Required work:
Leaving out every picture, retype the lines below from the top through the one that contains "const yTicks = [0,1,2,3];".

Data extract:
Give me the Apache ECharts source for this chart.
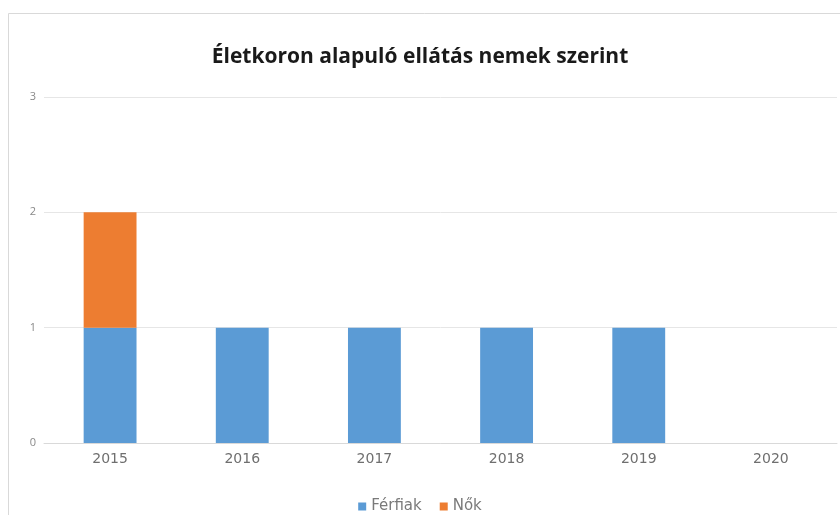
<!DOCTYPE html>
<html><head><meta charset="utf-8">
<script src="https://cdn.jsdelivr.net/npm/echarts@6/dist/echarts.min.js"></script>
<style>html,body{margin:0;padding:0;background:#fff}#c{width:840px;height:515px}</style>
</head><body><div id="c"></div>
<script>
const categories = ['2015','2016','2017','2018','2019','2020'];
const ferfiak = [1,1,1,1,1,null];
const nok = [1,null,null,null,null,null];
const yTicks = [0,1,2,3];

const chart = echarts.init(document.getElementById('c'));
chart.setOption({
  animation:false,
  backgroundColor:'#fff',
  graphic:[{type:'rect',shape:{x:8.5,y:13.5,width:900,height:600},style:{fill:'none',stroke:'#d9d9d9',lineWidth:1},z:-1}],
  title:{text:'Életkoron alapuló ellátás nemek szerint',left:'center',top:42,
    textStyle:{fontFamily:'Open Sans',fontWeight:'bold',fontSize:21,color:'#1a1a1a'}},
  legend:{bottom:-4,left:'center',itemWidth:8,itemHeight:8,itemGap:18,icon:'rect',
    textStyle:{fontFamily:'DejaVu Sans',fontSize:15,color:'#7a7a7a'},data:['Férfiak','Nők']},
  grid:{left:44,right:3,top:97,bottom:72},
  xAxis:{type:'category',data:categories,
    axisLine:{lineStyle:{color:'#d9d9d9'}},axisTick:{show:false},
    axisLabel:{fontFamily:'DejaVu Sans',fontSize:14,color:'#6f6f6f',margin:9}},
  yAxis:{type:'value',min:yTicks[0],max:yTicks[yTicks.length-1],interval:1,
    axisLine:{show:false},axisTick:{show:false},
    splitLine:{lineStyle:{color:'#e6e6e6'}},
    axisLabel:{fontFamily:'Open Sans',fontSize:11,color:'#888',margin:8}},
  series:[
    {name:'Férfiak',type:'bar',stack:'s',data:ferfiak,barWidth:'40%',itemStyle:{color:'#5B9BD5'}},
    {name:'Nők',type:'bar',stack:'s',data:nok,barWidth:'40%',itemStyle:{color:'#ED7D31'}}
  ]
});
</script></body></html>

Result of this task:
Give me the Apache ECharts source for this chart.
<!DOCTYPE html>
<html><head><meta charset="utf-8">
<script src="https://cdn.jsdelivr.net/npm/echarts@6/dist/echarts.min.js"></script>
<style>html,body{margin:0;padding:0;background:#fff}#c{width:840px;height:515px}</style>
</head><body><div id="c"></div>
<script>
const categories = ['2015','2016','2017','2018','2019','2020'];
const ferfiak = [1,1,1,1,1,null];
const nok = [1,null,null,null,null,null];
const yTicks = [0,1,2,3];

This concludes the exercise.